> YOUR OBJECTIVE
Starting at the first line of the listing below, retype each line up to and including the one that contains "const cx = (c: string) => x(c)! + bw / 2;". Leave pictures out.

> MATERIAL
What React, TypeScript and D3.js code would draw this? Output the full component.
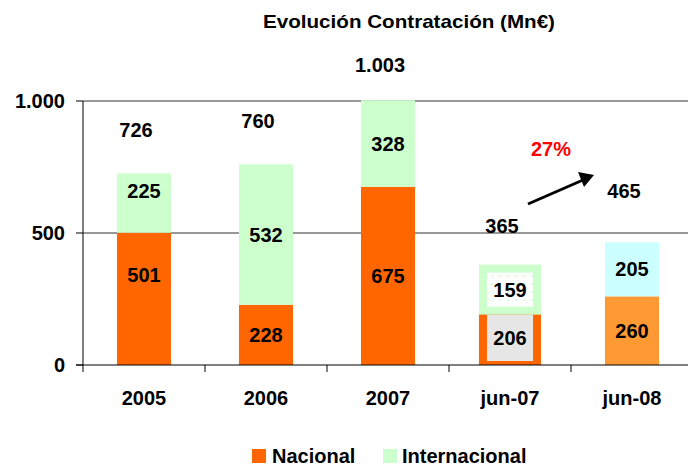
import * as d3 from 'd3';

const categories = ['2005', '2006', '2007', 'jun-07', 'jun-08'];
const nacional = [501, 228, 675, 206, 260];
const internacional = [225, 532, 328, 159, 205];
const yTicks = [0, 500, 1000];
const growthLabel = '27%';

// colours per bar (the half-year bars use another style)
const COLORS = {
  nacional: '#FF6600',
  internacional: '#CCFFCC',
  nacionalJun08: '#FF9933',
  internacionalJun08: '#CCFFFF',
  grayFill: '#E6E6E6',
};

// small hand nudges of the labels, in px (as placed in the original)
const TOTAL_NUDGE = [0, 0, 8, 0, -8];
const SEGMENT_NUDGE: Record<string, [number, number]> = { '2005': [-24, -12] };

const FONT = "'Liberation Sans', Arial, sans-serif";
const fmt = d3.formatLocale({ decimal: ',', thousands: '.', grouping: [3], currency: ['', '€'] }).format(',');

export default function App() {
  const W = 688;
  const H = 466;
  const left = 83;
  const bottom = 365;

  const x = d3.scaleBand<string>()
    .domain(categories)
    .range([left, 693])
    .paddingInner(0.557)
    .paddingOuter(0.557 / 2);

  const y = d3.scaleLinear().domain([0, 1000]).range([bottom, 101]);

  const step = x.step();
  const bw = x.bandwidth();
  const cx = (c: string) => x(c)! + bw / 2;

  return (
    <svg width={W} height={H} style={{ position: 'absolute', left: 0, top: 0, background: '#fff' }} fontFamily={FONT}>
      <defs>
        <pattern id="dots" width="8" height="8" patternUnits="userSpaceOnUse">
          <rect width="8" height="8" fill="#fff" />
          <circle cx="4" cy="4" r="1" fill="#CCFFCC" />
        </pattern>
        <clipPath id="plot">
          <rect x={left} y={0} width={W} height={bottom} />
        </clipPath>
      </defs>

      {/* title */}
      <text x={263} y={28} fontSize={19} fontWeight="bold" fill="#000" textLength={292} lengthAdjust="spacingAndGlyphs">Evolución Contratación (Mn€)</text>

      {/* gridlines */}
      {yTicks.filter(t => t > 0).map(t => (
        <line key={t} x1={left} x2={W} y1={y(t)} y2={y(t)} stroke="#333" strokeWidth={1} />
      ))}

      {/* bars */}
      <g clipPath="url(#plot)">
        {categories.map((c, i) => {
          const x0 = x(c)!;
          const y0 = y(nacional[i]);
          const y1 = y(nacional[i] + internacional[i]);
          if (c === 'jun-07') {
            return (
              <g key={c}>
                <rect x={x0} y={y0} width={bw} height={bottom - y0} fill={COLORS.grayFill} stroke={COLORS.nacional} strokeWidth={8} />
                <rect x={x0} y={y1} width={bw} height={y0 - y1} fill="url(#dots)" stroke={COLORS.internacional} strokeWidth={8} />
              </g>
            );
          }
          const isJun = c === 'jun-08';
          return (
            <g key={c}>
              <rect x={x0} y={y0} width={bw} height={bottom - y0} fill={isJun ? COLORS.nacionalJun08 : COLORS.nacional} />
              <rect x={x0} y={y1} width={bw} height={y0 - y1} fill={isJun ? COLORS.internacionalJun08 : COLORS.internacional} />
            </g>
          );
        })}
      </g>

      {/* axes */}
      <line x1={left} x2={left} y1={y(1000)} y2={bottom + 7} stroke="#000" />
      <line x1={left - 7} x2={W} y1={bottom} y2={bottom} stroke="#000" />
      {yTicks.map(t => (
        <g key={t}>
          <line x1={left - 7} x2={left} y1={y(t)} y2={y(t)} stroke="#000" />
          <text x={65} y={y(t) + 7} textAnchor="end" fontSize={20} fontWeight="bold">{fmt(t)}</text>
        </g>
      ))}
      {categories.map(c => (
        <g key={c}>
          <line x1={cx(c) + step / 2} x2={cx(c) + step / 2} y1={bottom} y2={bottom + 7} stroke="#000" />
          <text x={cx(c)} y={405} textAnchor="middle" fontSize={20} fontWeight="bold">{c}</text>
        </g>
      ))}

      {/* segment labels */}
      {categories.map((c, i) => {
        const y0 = y(nacional[i]);
        const y1 = y(nacional[i] + internacional[i]);
        const [n0, n1] = SEGMENT_NUDGE[c] || [0, 0];
        return (
          <g key={c} fontSize={20} fontWeight="bold" textAnchor="middle">
            <text x={cx(c)} y={(bottom + y0) / 2 + 7 + n0}>{nacional[i]}</text>
            <text x={cx(c)} y={(y0 + y1) / 2 + 7 + n1}>{internacional[i]}</text>
          </g>
        );
      })}

      {/* totals */}
      {categories.map((c, i) => (
        <text key={c} x={cx(c) - 8} y={y(nacional[i] + internacional[i]) - 36 + TOTAL_NUDGE[i]} textAnchor="middle" fontSize={20} fontWeight="bold">
          {fmt(nacional[i] + internacional[i])}
        </text>
      ))}

      {/* growth arrow */}
      <line x1={528} y1={204} x2={583} y2={180} stroke="#000" strokeWidth={3} />
      <polygon points="594,175 578,172 584,187" fill="#000" />
      <text x={551} y={156} textAnchor="middle" fontSize={20} fontWeight="bold" fill="#FF0000">{growthLabel}</text>

      {/* legend */}
      <rect x={252} y={449} width={14} height={14} fill={COLORS.nacional} />
      <text x={272} y={463} fontSize={20} fontWeight="bold">Nacional</text>
      <rect x={383} y={449} width={14} height={14} fill={COLORS.internacional} />
      <text x={402} y={463} fontSize={20} fontWeight="bold">Internacional</text>
    </svg>
  );
}
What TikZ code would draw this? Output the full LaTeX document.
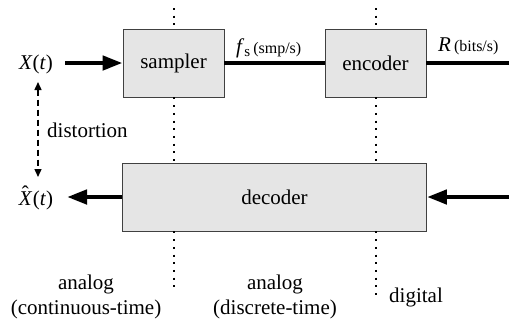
\documentclass[tikz,border=0pt]{standalone}
\usepackage{fontspec}
\setmainfont{Liberation Serif}
\usetikzlibrary{arrows.meta}
\newcommand{\hatX}{\textit{X}\kern-10.5pt\raisebox{4.5pt}{ˆ}\kern3.8pt}
\begin{document}
\begin{tikzpicture}[x=1pt,y=-1pt,
  blockbox/.style={draw=black!75,line width=0.9pt,fill=black!10,minimum width=101pt,inner sep=0pt,font=\fontsize{21}{25}\selectfont},
  lbl/.style={inner sep=0pt,font=\fontsize{21}{25}\selectfont},
  thick line/.style={line width=4.5pt},
  bigarrow/.style={line width=4.5pt,-{Triangle[length=20pt,width=14pt]}},
  dotline/.style={line width=2pt,dash pattern=on 2pt off 5.7pt,black},
  dasharrow/.style={line width=1.4pt,dash pattern=on 6pt off 4pt,{Triangle[length=8pt,width=7pt]}-{Triangle[length=8pt,width=7pt]}}]
\useasboundingbox (0,0) rectangle (509,322);
% blocks
\node[blockbox,minimum height=68pt] (samp) at (173.5,63) {sampler};
\node[blockbox,minimum height=68pt] (enc) at (375.5,63) {encoder};
\node[blockbox,minimum width=304pt,minimum height=68pt] (dec) at (274.5,197) {decoder};
% dotted separators
\coordinate (d1t) at (173.5,8);
\coordinate (d1b) at (173.5,289);
\coordinate (d2t) at (375.5,8);
\coordinate (d2b) at (375.5,299);
\draw[dotline] (d1t) -- (samp.north);
\draw[dotline] (samp.south) -- (samp.south |- dec.north);
\draw[dotline] (samp.south |- dec.south) -- (d1b);
\draw[dotline] (d2t) -- (enc.north);
\draw[dotline] (enc.south) -- (enc.south |- dec.north);
\draw[dotline] (enc.south |- dec.south) -- (d2b);
% signals
\node[lbl] (x) at (36,64) {\textit{X}(\textit{t})};
\node[lbl] (xh) at (36,198) {\hatX(\textit{t})};
\coordinate (xs) at (65,63);
\draw[bigarrow] (xs) -- (samp.west);
\draw[thick line] (samp.east) -- (enc.west);
\coordinate (rend) at (509,63);
\draw[thick line] (enc.east) -- (rend);
\coordinate (din) at (509,197);
\draw[bigarrow] (din) -- (dec.east);
\coordinate (xout) at (67,197);
\draw[bigarrow] (dec.west) -- (xout);
% labels
\node[lbl,anchor=west] (fs) at (236,48) {\textit{f}\raisebox{-3.5pt}{\fontsize{15}{18}\selectfont s}\kern3pt{\fontsize{16}{19}\selectfont (smp/s)}};
\node[lbl,anchor=west] (R) at (438,46) {\textit{R}\kern3pt{\fontsize{16}{19}\selectfont (bits/s)}};
% distortion
\coordinate (dt) at (38,82);
\coordinate (db) at (38,177);
\draw[dasharrow] (dt) -- (db);
\node[lbl,anchor=west] (dist) at (47,130) {distortion};
% bottom labels
\node[lbl,align=center] (a1) at (86,297) {analog\\(continuous-time)};
\node[lbl,align=center] (a2) at (275,297) {analog\\(discrete-time)};
\node[lbl] (dig) at (416,297) {digital};
\end{tikzpicture}
\end{document}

> CORRECT OUTPUT
What React, TypeScript and D3.js code would draw this? Output the full component.
import * as d3 from 'd3';

const categories = ['2005', '2006', '2007', 'jun-07', 'jun-08'];
const nacional = [501, 228, 675, 206, 260];
const internacional = [225, 532, 328, 159, 205];
const yTicks = [0, 500, 1000];
const growthLabel = '27%';

// colours per bar (the half-year bars use another style)
const COLORS = {
  nacional: '#FF6600',
  internacional: '#CCFFCC',
  nacionalJun08: '#FF9933',
  internacionalJun08: '#CCFFFF',
  grayFill: '#E6E6E6',
};

// small hand nudges of the labels, in px (as placed in the original)
const TOTAL_NUDGE = [0, 0, 8, 0, -8];
const SEGMENT_NUDGE: Record<string, [number, number]> = { '2005': [-24, -12] };

const FONT = "'Liberation Sans', Arial, sans-serif";
const fmt = d3.formatLocale({ decimal: ',', thousands: '.', grouping: [3], currency: ['', '€'] }).format(',');

export default function App() {
  const W = 688;
  const H = 466;
  const left = 83;
  const bottom = 365;

  const x = d3.scaleBand<string>()
    .domain(categories)
    .range([left, 693])
    .paddingInner(0.557)
    .paddingOuter(0.557 / 2);

  const y = d3.scaleLinear().domain([0, 1000]).range([bottom, 101]);

  const step = x.step();
  const bw = x.bandwidth();
  const cx = (c: string) => x(c)! + bw / 2;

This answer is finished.